YOUR TASK:
Search the material below for the word "this" and copy every line in which it occurs.

PROVIDED DATA:
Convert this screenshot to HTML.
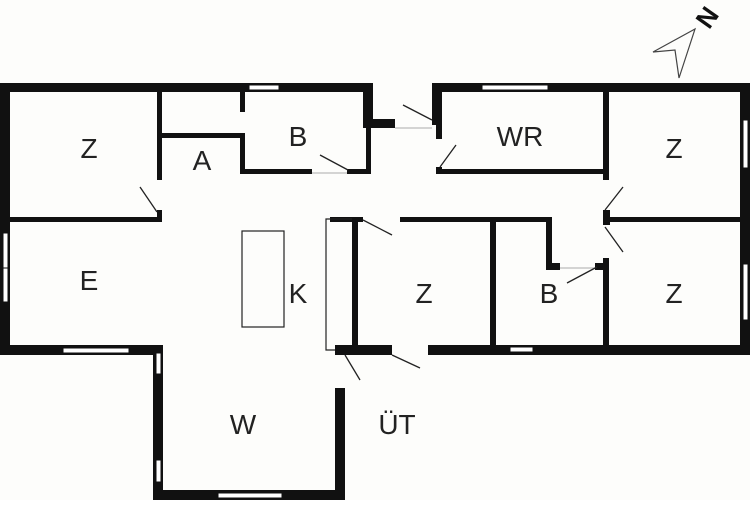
---
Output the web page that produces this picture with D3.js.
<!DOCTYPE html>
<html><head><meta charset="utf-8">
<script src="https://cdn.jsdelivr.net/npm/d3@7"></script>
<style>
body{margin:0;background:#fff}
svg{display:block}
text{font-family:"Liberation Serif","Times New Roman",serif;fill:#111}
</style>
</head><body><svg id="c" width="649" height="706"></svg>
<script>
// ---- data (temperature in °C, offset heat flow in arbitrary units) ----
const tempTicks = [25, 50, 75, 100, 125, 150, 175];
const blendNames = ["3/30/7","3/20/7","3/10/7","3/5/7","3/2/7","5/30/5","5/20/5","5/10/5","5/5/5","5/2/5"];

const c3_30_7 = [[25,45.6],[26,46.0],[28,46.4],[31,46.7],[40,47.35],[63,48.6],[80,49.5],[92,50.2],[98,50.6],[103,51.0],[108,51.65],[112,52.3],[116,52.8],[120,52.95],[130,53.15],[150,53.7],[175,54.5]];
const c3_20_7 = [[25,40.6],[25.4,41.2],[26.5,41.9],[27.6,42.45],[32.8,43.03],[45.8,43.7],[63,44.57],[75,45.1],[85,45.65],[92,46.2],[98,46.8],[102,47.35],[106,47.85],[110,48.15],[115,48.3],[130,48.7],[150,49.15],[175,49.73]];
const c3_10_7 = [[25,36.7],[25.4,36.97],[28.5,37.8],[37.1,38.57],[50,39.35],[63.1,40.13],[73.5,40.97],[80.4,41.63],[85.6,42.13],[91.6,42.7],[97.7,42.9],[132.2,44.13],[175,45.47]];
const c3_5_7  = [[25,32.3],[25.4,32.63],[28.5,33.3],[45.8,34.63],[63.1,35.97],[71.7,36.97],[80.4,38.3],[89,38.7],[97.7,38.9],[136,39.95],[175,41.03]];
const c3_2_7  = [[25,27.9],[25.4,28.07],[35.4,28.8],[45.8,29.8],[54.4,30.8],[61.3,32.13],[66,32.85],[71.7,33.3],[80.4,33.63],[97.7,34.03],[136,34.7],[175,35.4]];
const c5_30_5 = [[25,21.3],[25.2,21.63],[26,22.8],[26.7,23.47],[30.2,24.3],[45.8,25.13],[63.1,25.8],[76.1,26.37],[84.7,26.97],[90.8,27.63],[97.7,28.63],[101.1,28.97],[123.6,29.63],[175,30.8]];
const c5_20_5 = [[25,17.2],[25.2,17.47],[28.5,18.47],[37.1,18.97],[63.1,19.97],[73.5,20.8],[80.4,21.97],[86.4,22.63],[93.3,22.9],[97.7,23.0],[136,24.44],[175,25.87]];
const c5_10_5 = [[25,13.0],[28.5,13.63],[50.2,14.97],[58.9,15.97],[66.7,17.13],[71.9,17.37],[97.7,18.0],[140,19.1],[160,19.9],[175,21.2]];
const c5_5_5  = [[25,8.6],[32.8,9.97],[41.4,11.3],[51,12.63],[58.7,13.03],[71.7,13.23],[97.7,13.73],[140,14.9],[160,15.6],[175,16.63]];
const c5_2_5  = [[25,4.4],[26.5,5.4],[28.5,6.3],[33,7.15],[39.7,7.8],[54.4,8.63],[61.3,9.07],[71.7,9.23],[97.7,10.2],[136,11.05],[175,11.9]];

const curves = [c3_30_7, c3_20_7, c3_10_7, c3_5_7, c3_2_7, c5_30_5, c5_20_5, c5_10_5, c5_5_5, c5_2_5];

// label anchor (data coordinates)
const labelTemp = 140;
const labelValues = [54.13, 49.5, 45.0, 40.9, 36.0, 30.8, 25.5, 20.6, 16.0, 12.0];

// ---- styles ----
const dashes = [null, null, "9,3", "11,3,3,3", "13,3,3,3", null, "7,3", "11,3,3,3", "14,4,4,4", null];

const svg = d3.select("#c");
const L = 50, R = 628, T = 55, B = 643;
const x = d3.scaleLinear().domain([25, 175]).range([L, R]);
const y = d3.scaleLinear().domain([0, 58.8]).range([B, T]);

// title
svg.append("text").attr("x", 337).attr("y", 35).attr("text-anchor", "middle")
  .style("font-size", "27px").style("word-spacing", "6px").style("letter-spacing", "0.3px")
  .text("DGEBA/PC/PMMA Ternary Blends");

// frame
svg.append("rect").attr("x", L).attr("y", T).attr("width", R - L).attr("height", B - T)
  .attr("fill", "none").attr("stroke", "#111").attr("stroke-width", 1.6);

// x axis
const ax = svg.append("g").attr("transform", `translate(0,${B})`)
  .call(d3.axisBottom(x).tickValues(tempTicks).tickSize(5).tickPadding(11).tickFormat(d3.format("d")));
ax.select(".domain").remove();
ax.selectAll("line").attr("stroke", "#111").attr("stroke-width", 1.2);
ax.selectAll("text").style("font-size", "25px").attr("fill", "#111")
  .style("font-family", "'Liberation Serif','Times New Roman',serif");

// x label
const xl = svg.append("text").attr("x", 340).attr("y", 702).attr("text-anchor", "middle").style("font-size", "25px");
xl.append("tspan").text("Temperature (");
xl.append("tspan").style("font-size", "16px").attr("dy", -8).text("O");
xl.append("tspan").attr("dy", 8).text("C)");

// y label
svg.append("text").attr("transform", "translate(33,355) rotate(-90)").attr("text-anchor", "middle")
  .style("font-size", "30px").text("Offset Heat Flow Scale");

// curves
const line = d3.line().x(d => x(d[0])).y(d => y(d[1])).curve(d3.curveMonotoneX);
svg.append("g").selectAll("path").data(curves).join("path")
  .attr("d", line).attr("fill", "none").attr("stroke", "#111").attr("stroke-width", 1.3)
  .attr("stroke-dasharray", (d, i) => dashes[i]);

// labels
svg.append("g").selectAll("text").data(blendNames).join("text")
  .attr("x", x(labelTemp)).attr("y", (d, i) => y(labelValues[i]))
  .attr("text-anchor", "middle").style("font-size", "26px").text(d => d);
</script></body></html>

FINAL RESULT:
Convert this screenshot to HTML.
Output the web page that produces this picture with D3.js.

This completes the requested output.